14 “I am the good shepherd; I know my sheep and my sheep know me—15 just as the Father knows me and I know the Father— and I lay down my life for the sheep. 16 I have other sheep that are not of this sheep pen. I must bring them also. They too will listen to my voice, and there shall be one flock and one shepherd. 17 The reason my Father loves me is that I lay down my life—only to take it up again. 18 No one takes it from me, but I lay it down of my own accord. I have authority to lay it down and authority to take it up again. This command I received from my Father.” 

19 The Jews who heard these words were again divided. 20 Many of them said, “He is demon-possessed and raving mad. Why listen to him?” 
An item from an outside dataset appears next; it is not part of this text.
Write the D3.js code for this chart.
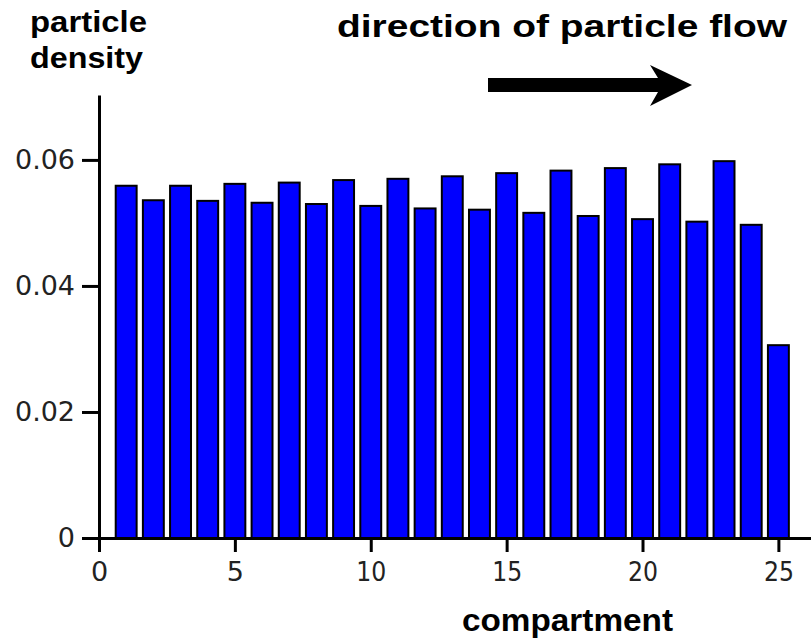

21 But others said, “These are not the sayings of a man possessed by a demon. Can a demon open the eyes of the blind?” 


22 Then came the Festival of Dedication at Jerusalem. It was winter, 23 and Jesus was in the temple courts walking in Solomon’s Colonnade. 24 The Jews who were there gathered around him, saying, “How long will you keep us in suspense? If you are the Messiah, tell us plainly.” 

25 Jesus answered, “I did tell you, but you do not believe. The works I do in my Father’s name testify about me, 26 but you do not believe because you are not my sheep. 27 My sheep listen to my voice; I know them, and they follow me. 28 I give them eternal life, and they shall never perish; no one will snatch them out of my hand. 29 My Father, who has given them to me, is greater than all; no one can snatch them out of my Father’s hand. 30 I and the Father are one.” 

31 Again his Jewish opponents picked up stones to stone him, 32 but Jesus said to them, “I have shown you many good works from the Father. For which of these do you stone me?” 

33 “We are not stoning you for any good work,” they replied, “but for blasphemy, because you, a mere man, claim to be God.” 

34 Jesus answered them, “Is it not written in your Law, ‘I have said you are “gods” ’? 35 If he called them ‘gods,’ to whom the word of God came—and Scripture cannot be set aside—36 what about the one whom the Father set apart as his very own and sent into the world? Why then do you accuse me of blasphemy because I said, ‘I am God’s Son’? 37 Do not believe me unless I do the works of my Father. 38 But if I do them, even though you do not believe me, believe the works, that you may know and understand that the Father is in me, and I in the Father.” 39 Again they tried to seize him, but he escaped their grasp. 

40 Then Jesus went back across the Jordan to the place where John had been baptizing in the early days. There he stayed, 41 and many people came to him. They said, “Though John never performed a sign, all that John said about this man was true.” 42 And in that place many believed in Jesus. 


1. Who are the people in your life that God has entrusted you to care for. In other words, who is your flock? It could be your family, friends, co-workers, or a group you lead at church. Why do you think God has entrusted you with them? How do you think you are doing at shepherding the flock?

2. John 10:30 is one the clearest statements of Jesus’ divinity that He ever made. Jesus and His Father are not the same person, but they have one purpose and essence. In your own words, describe Jesus’ purpose here on earth.